▶ _Data block_:
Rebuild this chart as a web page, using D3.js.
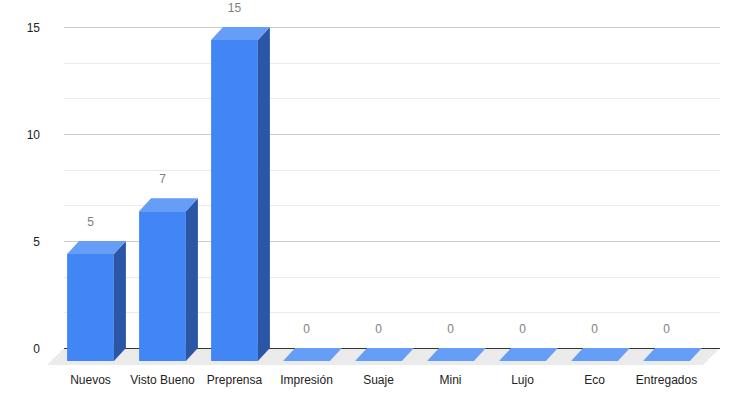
<!DOCTYPE html>
<html><head><meta charset="utf-8">
<script src="https://cdn.jsdelivr.net/npm/d3@7"></script>
<style>body{margin:0;background:#fff}svg{display:block;font-family:"Liberation Sans",Arial,sans-serif}</style>
</head><body>
<svg id="c" width="740" height="406"></svg>
<script>
const categories = ["Nuevos","Visto Bueno","Preprensa","Impresión","Suaje","Mini","Lujo","Eco","Entregados"];
const values = [5,7,15,0,0,0,0,0,0];
const majorTicks = [0,5,10,15];
const minorTicks = [5/3,10/3,20/3,25/3,35/3,40/3];

const svg = d3.select("#c");
const DX = 12, DY = 13;          // bar depth offset (back = front + DX, - DY)
const FD = 17;                   // floor depth
// back plane scales
const y = d3.scaleLinear().domain([0,15]).range([348,27]);
const backLeft = 64, backRight = 720;
// front plane band scale
const x = d3.scaleBand().domain(categories).range([54.5,702.5]).paddingInner(0.35).paddingOuter(0.175);

// floor
svg.append("path")
  .attr("d", `M${backLeft},${y(0)}L${backRight},${y(0)}L${backRight-FD},${y(0)+FD}L${backLeft-FD},${y(0)+FD}Z`)
  .attr("fill","#ebebeb");

// gridlines
svg.append("g").selectAll("line").data(minorTicks).join("line")
  .attr("x1",backLeft).attr("x2",backRight)
  .attr("y1",d=>Math.round(y(d))+0.5).attr("y2",d=>Math.round(y(d))+0.5)
  .attr("stroke","#ebebeb").attr("stroke-width",1);
svg.append("g").selectAll("line").data(majorTicks.filter(d=>d>0)).join("line")
  .attr("x1",backLeft).attr("x2",backRight)
  .attr("y1",d=>Math.round(y(d))+0.5).attr("y2",d=>Math.round(y(d))+0.5)
  .attr("stroke","#cccccc").attr("stroke-width",1);
svg.append("line")
  .attr("x1",backLeft).attr("x2",backRight)
  .attr("y1",Math.round(y(0))+0.5).attr("y2",Math.round(y(0))+0.5)
  .attr("stroke","#333333").attr("stroke-width",1);

// y tick labels
svg.append("g").selectAll("text").data(majorTicks).join("text")
  .attr("x",40).attr("y",d=>y(d)+4.5)
  .attr("text-anchor","end").attr("font-size",12).attr("fill","#222")
  .text(d=>d);

// bars
const bars = svg.append("g").selectAll("g").data(categories).join("g");
bars.each(function(c,i){
  const g = d3.select(this);
  const v = values[i];
  const x0 = x(c), x1 = x(c)+x.bandwidth();
  const fb = y(0)+DY, ft = y(v)+DY; // front bottom / top
  // front face
  if (v>0) g.append("rect").attr("x",x0).attr("y",ft).attr("width",x1-x0).attr("height",fb-ft).attr("fill","#4285f4");
  // side face
  if (v>0) g.append("path").attr("d",`M${x1},${ft}L${x1+DX},${ft-DY}L${x1+DX},${fb-DY}L${x1},${fb}Z`).attr("fill","#2a56a5");
  // top face
  g.append("path").attr("d",`M${x0},${ft}L${x0+DX},${ft-DY}L${x1+DX},${ft-DY}L${x1},${ft}Z`).attr("fill","#669df6");
  // value label
  g.append("text").attr("x",(x0+x1)/2).attr("y",y(v)-15)
    .attr("text-anchor","middle").attr("font-size",12).attr("fill","#808080").text(v);
});

// x labels
svg.append("g").selectAll("text").data(categories).join("text")
  .attr("x",d=>x(d)+x.bandwidth()/2).attr("y",383.5)
  .attr("text-anchor","middle").attr("font-size",12).attr("fill","#222").text(d=>d);
</script>
</body></html>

▶ _Written task_: Print the whole listing above once more, word for word, without its pictures.

▶ _Reply to the exercise_:
Rebuild this chart as a web page, using D3.js.
<!DOCTYPE html>
<html><head><meta charset="utf-8">
<script src="https://cdn.jsdelivr.net/npm/d3@7"></script>
<style>body{margin:0;background:#fff}svg{display:block;font-family:"Liberation Sans",Arial,sans-serif}</style>
</head><body>
<svg id="c" width="740" height="406"></svg>
<script>
const categories = ["Nuevos","Visto Bueno","Preprensa","Impresión","Suaje","Mini","Lujo","Eco","Entregados"];
const values = [5,7,15,0,0,0,0,0,0];
const majorTicks = [0,5,10,15];
const minorTicks = [5/3,10/3,20/3,25/3,35/3,40/3];

const svg = d3.select("#c");
const DX = 12, DY = 13;          // bar depth offset (back = front + DX, - DY)
const FD = 17;                   // floor depth
// back plane scales
const y = d3.scaleLinear().domain([0,15]).range([348,27]);
const backLeft = 64, backRight = 720;
// front plane band scale
const x = d3.scaleBand().domain(categories).range([54.5,702.5]).paddingInner(0.35).paddingOuter(0.175);

// floor
svg.append("path")
  .attr("d", `M${backLeft},${y(0)}L${backRight},${y(0)}L${backRight-FD},${y(0)+FD}L${backLeft-FD},${y(0)+FD}Z`)
  .attr("fill","#ebebeb");

// gridlines
svg.append("g").selectAll("line").data(minorTicks).join("line")
  .attr("x1",backLeft).attr("x2",backRight)
  .attr("y1",d=>Math.round(y(d))+0.5).attr("y2",d=>Math.round(y(d))+0.5)
  .attr("stroke","#ebebeb").attr("stroke-width",1);
svg.append("g").selectAll("line").data(majorTicks.filter(d=>d>0)).join("line")
  .attr("x1",backLeft).attr("x2",backRight)
  .attr("y1",d=>Math.round(y(d))+0.5).attr("y2",d=>Math.round(y(d))+0.5)
  .attr("stroke","#cccccc").attr("stroke-width",1);
svg.append("line")
  .attr("x1",backLeft).attr("x2",backRight)
  .attr("y1",Math.round(y(0))+0.5).attr("y2",Math.round(y(0))+0.5)
  .attr("stroke","#333333").attr("stroke-width",1);

// y tick labels
svg.append("g").selectAll("text").data(majorTicks).join("text")
  .attr("x",40).attr("y",d=>y(d)+4.5)
  .attr("text-anchor","end").attr("font-size",12).attr("fill","#222")
  .text(d=>d);

// bars
const bars = svg.append("g").selectAll("g").data(categories).join("g");
bars.each(function(c,i){
  const g = d3.select(this);
  const v = values[i];
  const x0 = x(c), x1 = x(c)+x.bandwidth();
  const fb = y(0)+DY, ft = y(v)+DY; // front bottom / top
  // front face
  if (v>0) g.append("rect").attr("x",x0).attr("y",ft).attr("width",x1-x0).attr("height",fb-ft).attr("fill","#4285f4");
  // side face
  if (v>0) g.append("path").attr("d",`M${x1},${ft}L${x1+DX},${ft-DY}L${x1+DX},${fb-DY}L${x1},${fb}Z`).attr("fill","#2a56a5");
  // top face
  g.append("path").attr("d",`M${x0},${ft}L${x0+DX},${ft-DY}L${x1+DX},${ft-DY}L${x1},${ft}Z`).attr("fill","#669df6");
  // value label
  g.append("text").attr("x",(x0+x1)/2).attr("y",y(v)-15)
    .attr("text-anchor","middle").attr("font-size",12).attr("fill","#808080").text(v);
});

// x labels
svg.append("g").selectAll("text").data(categories).join("text")
  .attr("x",d=>x(d)+x.bandwidth()/2).attr("y",383.5)
  .attr("text-anchor","middle").attr("font-size",12).attr("fill","#222").text(d=>d);
</script>
</body></html>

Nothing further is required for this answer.